Third, these people can't fucking write. Their letters are repetitive and you can tell that they are written under duress, that these guys are just writing what they think the judge wants them to write. Even if you think such a puishment is deserved, or that judges should be allowed to impose sentences like this (both of which would make you a moron), you'd have to admit that it doesn't really help these people understand why what they did is a crime. It just humiliates them. Pure humiliation is not nnecessarily a deterrent. If anything, it makes people more irrational and more scared. It also contradicts our legal tradition, which, if you look at the Constitution, is grounded more in property rights than in moral feeling.

Fourth, this is bad content judgment.

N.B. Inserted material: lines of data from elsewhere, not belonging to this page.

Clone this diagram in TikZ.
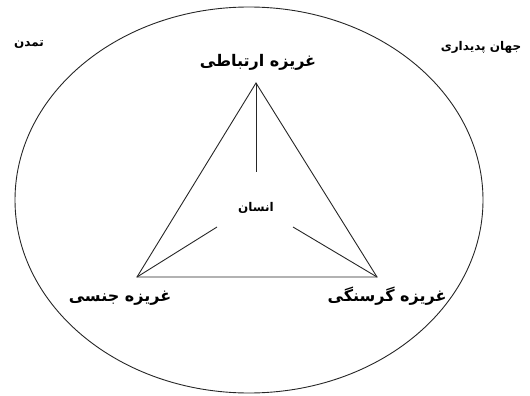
\documentclass[tikz,border=0pt]{standalone}
\usepackage{fontspec}
\TeXXeTstate=1
\newfontfamily\arabicfont[Script=Arabic]{DejaVu Sans}
\tikzset{
  lbl/.style={font=\arabicfont\bfseries\fontsize{16}{18}\selectfont, inner sep=0pt},
  small/.style={font=\arabicfont\bfseries\fontsize{12}{14}\selectfont, inner sep=0pt},
  ln/.style={line width=0.9pt, draw=black!85}
}
\begin{document}
\begin{tikzpicture}[x=1pt,y=-1pt]
\useasboundingbox (0,0) rectangle (530,396);
\draw[ln] (249,200) ellipse [x radius=234, y radius=193];
\coordinate (A) at (256,83);
\coordinate (B) at (137,277);
\coordinate (C) at (377,277);
\coordinate (a1) at (256,172);
\coordinate (b1) at (217,227);
\coordinate (c1) at (293,227);
\draw[ln] (A) -- (B) -- (C) -- cycle;
\draw[ln] (A) -- (a1);
\draw[ln] (B) -- (b1);
\draw[ln] (C) -- (c1);
\node[lbl] (top) at (258,62) {\beginR غریزه ارتباطی\endR};
\node[small] (ins) at (256,208) {\beginR انسان\endR};
\node[lbl] (lft) at (120,298) {\beginR غریزه جنسی\endR};
\node[lbl] (rgt) at (387,296) {\beginR غریزه گرسنگی\endR};
\node[small] (tm) at (29,45) {\beginR تمدن\endR};
\node[small] (jp) at (481,47) {\beginR جهان پدیداری\endR};
\end{tikzpicture}
\end{document}
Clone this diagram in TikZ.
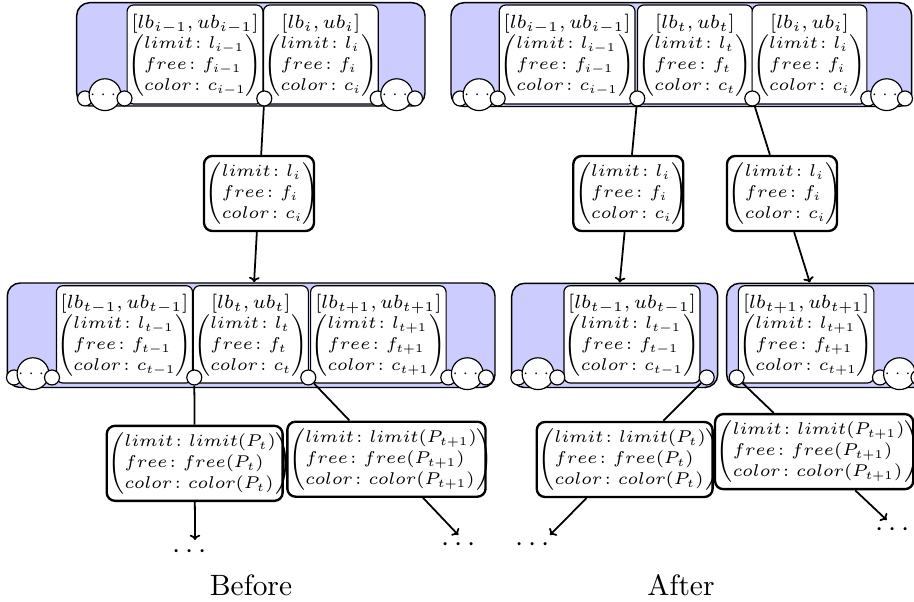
\RequirePackage{fix-cm}
\documentclass[tikz,border=0pt]{standalone}
\usepackage{amsmath}
\usepackage{graphicx}
\usetikzlibrary{arrows.meta}
\newcommand{\attrbox}[3]{\scalebox{0.95}{\fontsize{6.1}{7.5}\selectfont$\left(\begin{array}{@{}l@{}}limit\colon #1\\free\colon #2\\color\colon #3\end{array}\right)$}}
\newcommand{\cardtext}[4]{\begin{tabular}{@{}c@{}}\scalebox{0.926}{$[#1]$}\\[-0.5pt]\attrbox{#2}{#3}{#4}\end{tabular}}
\tikzset{
  group/.style={draw, line width=0.5pt, fill=blue!20, rounded corners=4.4pt, inner sep=0pt},
  card/.style={draw, line width=0.4pt, fill=white, rounded corners=2.2pt, inner sep=0pt, font=\fontsize{7}{8}\selectfont},
  attr/.style={draw, line width=0.8pt, fill=white, rounded corners=2.8pt, inner xsep=0.3pt, inner ysep=0pt, align=left, minimum height=25.5pt},
  slot/.style={circle, draw, line width=0.4pt, fill=white, minimum size=5.1pt, inner sep=0pt},
  more/.style={circle, draw, line width=0.4pt, fill=white, minimum size=7.7pt, inner sep=0pt, font=\tiny},
  link/.style={line width=0.6pt},
  flow/.style={link, -{To[length=1.8pt,width=3.6pt]}},
  ellip/.style={inner sep=0pt},
  caption/.style={font=\normalsize},
  sz/.style 2 args={minimum width=#1*0.34pt, minimum height=#2*0.34pt},
}
\begin{document}
\begin{tikzpicture}[x=0.34pt, y=-0.34pt]
\useasboundingbox (0,0) rectangle (914,602);
\clip (0,0) rectangle (914,602);

% ---------- Before: upper list ----------
\node[group, sz={348.3}{103.3}] (tbG) at (250.85,54.35) {};
\node[card, sz={125.4}{99}] (tbA) at (195,54.5) {\cardtext{lb_{i-1},ub_{i-1}}{l_{i-1}}{f_{i-1}}{c_{i-1}}};
\node[card, sz={101.7}{99}] (tbB) at (320.85,54.5) {\cardtext{lb_i,ub_i}{l_i}{f_i}{c_i}};
\node[slot] (tbL1) at (85,98.5) {};
\node[more] (tbL2) at (105,94.7) {$\cdots$};
\node[slot] (tbL3) at (124.5,98.5) {};
\node[slot] (tbM) at (264.3,98.5) {};
\node[slot] (tbR1) at (377.7,98.5) {};
\node[more] (tbR2) at (396.7,94.7) {$\cdots$};
\node[slot] (tbR3) at (415,98.5) {};

% ---------- After: upper list ----------
\node[group, sz={460.7}{103.8}] (taG) at (681.35,54.6) {};
\node[card, sz={125.7}{99}] (taA) at (567.15,54.5) {\cardtext{lb_{i-1},ub_{i-1}}{l_{i-1}}{f_{i-1}}{c_{i-1}}};
\node[card, sz={102}{99}] (taB) at (695,54.5) {\cardtext{lb_t,ub_t}{l_t}{f_t}{c_t}};
\node[card, sz={101}{99}] (taC) at (809.5,54.5) {\cardtext{lb_i,ub_i}{l_i}{f_i}{c_i}};
\node[slot] (taL1) at (460,98.5) {};
\node[more] (taL2) at (479,94.7) {$\cdots$};
\node[slot] (taL3) at (497.7,98.5) {};
\node[slot] (taM1) at (637.3,98.5) {};
\node[slot] (taM2) at (752.3,98.5) {};
\node[slot] (taR1) at (868.3,98.5) {};
\node[more] (taR2) at (886.7,94.7) {$\cdots$};
\node[slot] (taR3) at (905,98.5) {};

% ---------- Before: lower list ----------
\node[group, sz={487.7}{104.5}] (bbG) at (251.15,335.25) {};
\node[card, sz={127.6}{97.3}] (bbA) at (124.5,334.35) {\cardtext{lb_{t-1},ub_{t-1}}{l_{t-1}}{f_{t-1}}{c_{t-1}}};
\node[card, sz={101.7}{97.3}] (bbB) at (250.85,334.35) {\cardtext{lb_t,ub_t}{l_t}{f_t}{c_t}};
\node[card, sz={126.7}{97.3}] (bbC) at (378.35,334.35) {\cardtext{lb_{t+1},ub_{t+1}}{l_{t+1}}{f_{t+1}}{c_{t+1}}};
\node[slot] (bbL1) at (14,377.5) {};
\node[more] (bbL2) at (33,373.7) {$\cdots$};
\node[slot] (bbL3) at (52,377.5) {};
\node[slot] (bbM1) at (194.3,377.5) {};
\node[slot] (bbM2) at (308.3,377.5) {};
\node[slot] (bbR1) at (448.3,377.5) {};
\node[more] (bbR2) at (467.3,373.7) {$\cdots$};
\node[slot] (bbR3) at (486,377.5) {};

% ---------- After: lower lists ----------
\node[group, sz={206}{104.2}] (balG) at (614.7,335.4) {};
\node[card, sz={132}{97.3}] (balA) at (632,334.35) {\cardtext{lb_{t-1},ub_{t-1}}{l_{t-1}}{f_{t-1}}{c_{t-1}}};
\node[slot] (balL1) at (518.3,377.5) {};
\node[more] (balL2) at (538,373.7) {$\cdots$};
\node[slot] (balL3) at (557.3,377.5) {};
\node[slot] (balR) at (706.7,377.5) {};

\node[group, sz={199.3}{104.2}] (barG) at (826.35,335.4) {};
\node[card, sz={127.7}{97.3}] (barA) at (806.15,334.35) {\cardtext{lb_{t+1},ub_{t+1}}{l_{t+1}}{f_{t+1}}{c_{t+1}}};
\node[slot] (barL) at (736.7,377.5) {};
\node[slot] (barR1) at (880,377.5) {};
\node[more] (barR2) at (899.5,373.7) {$\cdots$};
\node[slot] (barR3) at (918.5,377.5) {};

% ---------- detached attribute records ----------
\node[attr, text width=36.8pt] (bm) at (259,193.5) {\attrbox{l_i}{f_i}{c_i}};
\node[attr, text width=36.8pt] (amL) at (628.3,193.5) {\attrbox{l_i}{f_i}{c_i}};
\node[attr, text width=36.8pt] (amR) at (782,193.5) {\attrbox{l_i}{f_i}{c_i}};

\node[attr, text width=59.2pt] (bPt) at (194.7,463.35) {\attrbox{limit(P_t)}{free(P_t)}{color(P_t)}};
\node[attr, text width=66.8pt] (bPt1) at (386.45,459.2) {\attrbox{limit(P_{t+1})}{free(P_{t+1})}{color(P_{t+1})}};
\node[attr, text width=59.2pt] (aPt) at (624.7,459.5) {\attrbox{limit(P_t)}{free(P_t)}{color(P_t)}};
\node[attr, text width=66.8pt] (aPt1) at (814.15,451.65) {\attrbox{limit(P_{t+1})}{free(P_{t+1})}{color(P_{t+1})}};

% ---------- continuation marks ----------
\coordinate (bEnd1) at (195,540);
\coordinate (bEnd2) at (458.3,535);
\coordinate (aEnd1) at (550,535);
\coordinate (aEnd2) at (886.7,520);
\node[ellip] (bDots1) at (192,552) {$\cdots$};
\node[ellip] (bDots2) at (461,545) {$\cdots$};
\node[ellip] (aDots1) at (535,545) {$\cdots$};
\node[ellip] (aDots2) at (895,530) {$\cdots$};

% ---------- connectors ----------
\draw[link] (tbM) -- (bm);
\draw[flow] (bm) -- (bbG);
\draw[link] (bbM1) -- (bPt);
\draw[link] (bbM2) -- (bPt1);
\draw[flow] (bPt) -- (bEnd1);
\draw[flow] (bPt1) -- (bEnd2);

\draw[link] (taM1) -- (amL);
\draw[link] (taM2) -- (amR);
\draw[flow] (amL) -- (balG);
\draw[flow] (amR) -- (barG);
\draw[link] (balR) -- (aPt);
\draw[link] (barL) -- (aPt1);
\draw[flow] (aPt) -- (aEnd1);
\draw[flow] (aPt1) -- (aEnd2);

% ---------- captions ----------
\node[caption] (capB) at (251,585) {Before};
\node[caption] (capA) at (681,585) {After};
\end{tikzpicture}
\end{document}
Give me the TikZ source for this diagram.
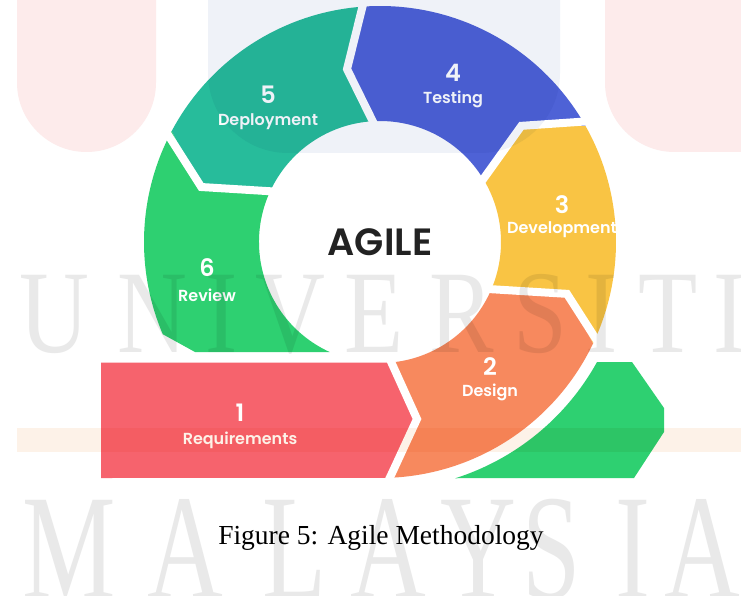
\documentclass[tikz,border=0pt]{standalone}
\usepackage{fontspec}
\setmainfont{Liberation Serif}
\newfontfamily\popfont{Poppins}[BoldFont={Poppins SemiBold}]
\definecolor{reqc}{RGB}{246,99,109}
\definecolor{desc}{RGB}{247,137,94}
\definecolor{devc}{RGB}{249,196,68}
\definecolor{tstc}{RGB}{78,98,214}
\definecolor{depc}{RGB}{39,188,155}
\definecolor{revc}{RGB}{46,208,113}
\definecolor{pinkwm}{RGB}{253,235,235}
\definecolor{bluewm}{RGB}{239,242,248}
\definecolor{orangewm}{RGB}{253,242,232}
\definecolor{graywm}{RGB}{233,233,233}
\definecolor{agilec}{RGB}{34,34,34}
\begin{document}
\begin{tikzpicture}[x=1pt,y=1pt,
  gapline/.style={white,line width=8pt,line join=miter},
  numtxt/.style={text=white,font=\popfont\bfseries\fontsize{24}{24}\selectfont,inner sep=0pt},
  labtxt/.style={text=white,font=\popfont\bfseries\fontsize{16}{16}\selectfont,inner sep=0pt},
  wmu/.style={text=graywm,font=\fontsize{118}{118}\selectfont,inner sep=0pt,anchor=base,xscale=0.82},
  wmm/.style={text=graywm,font=\fontsize{150}{150}\selectfont,inner sep=0pt,anchor=base,xscale=0.7}]
\useasboundingbox (0,0) rectangle (741,595);
\fill[white] (0,0) rectangle (741,595);

\begin{scope}[shift={(380,353)}]
% 3 Development
\fill[devc] (-25.5:236) arc[start angle=-25.5,end angle=29.5,radius=236] -- (39.4:183) -- (29.4:121)
  arc[start angle=29.4,end angle=-24.7,radius=121] -- (-15.5:194) -- cycle;
% 4 Testing
\fill[tstc] (29.5:236) arc[start angle=29.5,end angle=93.5,radius=236] -- (100.8:176) -- (91.5:121)
  arc[start angle=91.5,end angle=29.4,radius=121] -- (39.4:183) -- cycle;
% 5 Deployment
\fill[depc] (93.5:236) arc[start angle=93.5,end angle=152,radius=236] -- (162.9:187) -- (153.4:121)
  arc[start angle=153.4,end angle=91.5,radius=121] -- (100.8:176) -- cycle;
% 6 Review
\fill[revc] (152:236) arc[start angle=152,end angle=203,radius=236] -- (-185,-110) -- (-50.4,-110)
  arc[start angle=245.4,end angle=153.4,radius=121] -- (162.9:187) -- cycle;
% 2 Design
\fill[desc] (-86.2:121) arc[start angle=-86.2,end angle=-24.7,radius=121] -- (-15.5:194) -- (-25.5:236)
  arc[start angle=-25.5,end angle=-88.8,radius=236] -- (37,-177) -- cycle;
% 1 Requirements
\fill[reqc] (-279,-120.7) -- (-86.2:121) -- (37,-177) -- (-88.8:236) -- (-279,-236) -- cycle;
% green tail
\fill[revc] (-72.3:248) arc[start angle=-72.3,end angle=-29.0,radius=248] -- (252,-120) -- (284,-166)
  -- (284,-190) -- (254,-236) -- cycle;
% gaps
\draw[gapline] (-25.6:246) -- (-15.5:194) -- (-24.6:112);
\draw[gapline] (29.5:246) -- (39.4:183) -- (29.4:112);
\draw[gapline] (93.5:246) -- (100.8:176) -- (91.5:112);
\draw[gapline] (152:246) -- (162.9:187) -- (153.4:112);
\draw[gapline] (-86.2:112) -- (37,-177) -- (-88.8:246);
\end{scope}

% labels
\node[numtxt] (n1) at (240,182) {1};
\node[labtxt] (l1) at (240,155) {Requirements};
\node[numtxt] (n2) at (490,228) {2};
\node[labtxt] (l2) at (490,203) {Design};
\node[numtxt] (n3) at (562,390) {3};
\node[labtxt] (l3) at (562,365) {Development};
\node[numtxt] (n4) at (453,522) {4};
\node[labtxt] (l4) at (453,496) {Testing};
\node[numtxt] (n5) at (268,500) {5};
\node[labtxt] (l5) at (268,473) {Deployment};
\node[numtxt] (n6) at (207,327) {6};
\node[labtxt] (l6) at (207,300) {Review};
\node[text=agilec,font=\popfont\bfseries\fontsize{38}{38}\selectfont,inner sep=0pt] (agile) at (380,353) {AGILE};

% caption
\node[font=\fontsize{27.5}{30}\selectfont,inner sep=0pt] (cap) at (381,57) {Figure 5: Agile Methodology};

% watermark overlays (multiplied over the drawing)
\begin{scope}[blend mode=multiply]
\fill[pinkwm] (17,595) -- (17,512.5) arc[start angle=180,end angle=360,radius=69.5] -- (156,595) -- cycle;
\fill[pinkwm] (605,595) -- (605,512.5) arc[start angle=180,end angle=270,radius=69.5] -- (741,443) -- (741,595) -- cycle;
\fill[bluewm] (208,595) -- (208,522) arc[start angle=180,end angle=270,radius=80] -- (480,442) arc[start angle=270,end angle=360,radius=80] -- (560,595) -- cycle;
\fill[orangewm] (17,143) rectangle (741,167);
\node[wmu] (u1) at (54,243) {U};
\node[wmu] (u2) at (152,243) {N};
\node[wmu] (u3) at (222,243) {I};
\node[wmu] (u4) at (290,243) {V};
\node[wmu] (u5) at (374,243) {E};
\node[wmu] (u6) at (462,243) {R};
\node[wmu] (u7) at (540,243) {S};
\node[wmu] (u8) at (602,243) {I};
\node[wmu] (u9) at (668,243) {T};
\node[wmu] (u10) at (730,243) {I};
\node[wmm] (m1) at (69,-3) {M};
\node[wmm] (m2) at (185,-3) {A};
\node[wmm] (m3) at (295,-3) {L};
\node[wmm] (m4) at (388,-3) {A};
\node[wmm] (m5) at (478,-3) {Y};
\node[wmm] (m6) at (552,-3) {S};
\node[wmm] (m7) at (633,-3) {I};
\node[wmm] (m8) at (702,-3) {A};
\end{scope}
\end{tikzpicture}
\end{document}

Even in little, unregarded Fond du Lac, there is more newsworthy crime than this, and probably more interesting opinions. And unlike a good news story or opinion piece, these letters don't get to the facts or tell you why you should care (well, you shouldn't).

My guess would be that "community"-mindedness kept the paper's editors from thinking twice. While this is just a small local paper, it's also owned by Gannett Company, which owns USA Today, and according to its Web site, a total of 99 daily newspapers and 21 TV stations. Is there or will there be a company-wide policy on things like this?

At least one of the men had the decency to acknowledge the idiocy of all this:

I'm really sorry for having to waste space in The Reporter so you can read this. Once again I am very sorry for my conduct.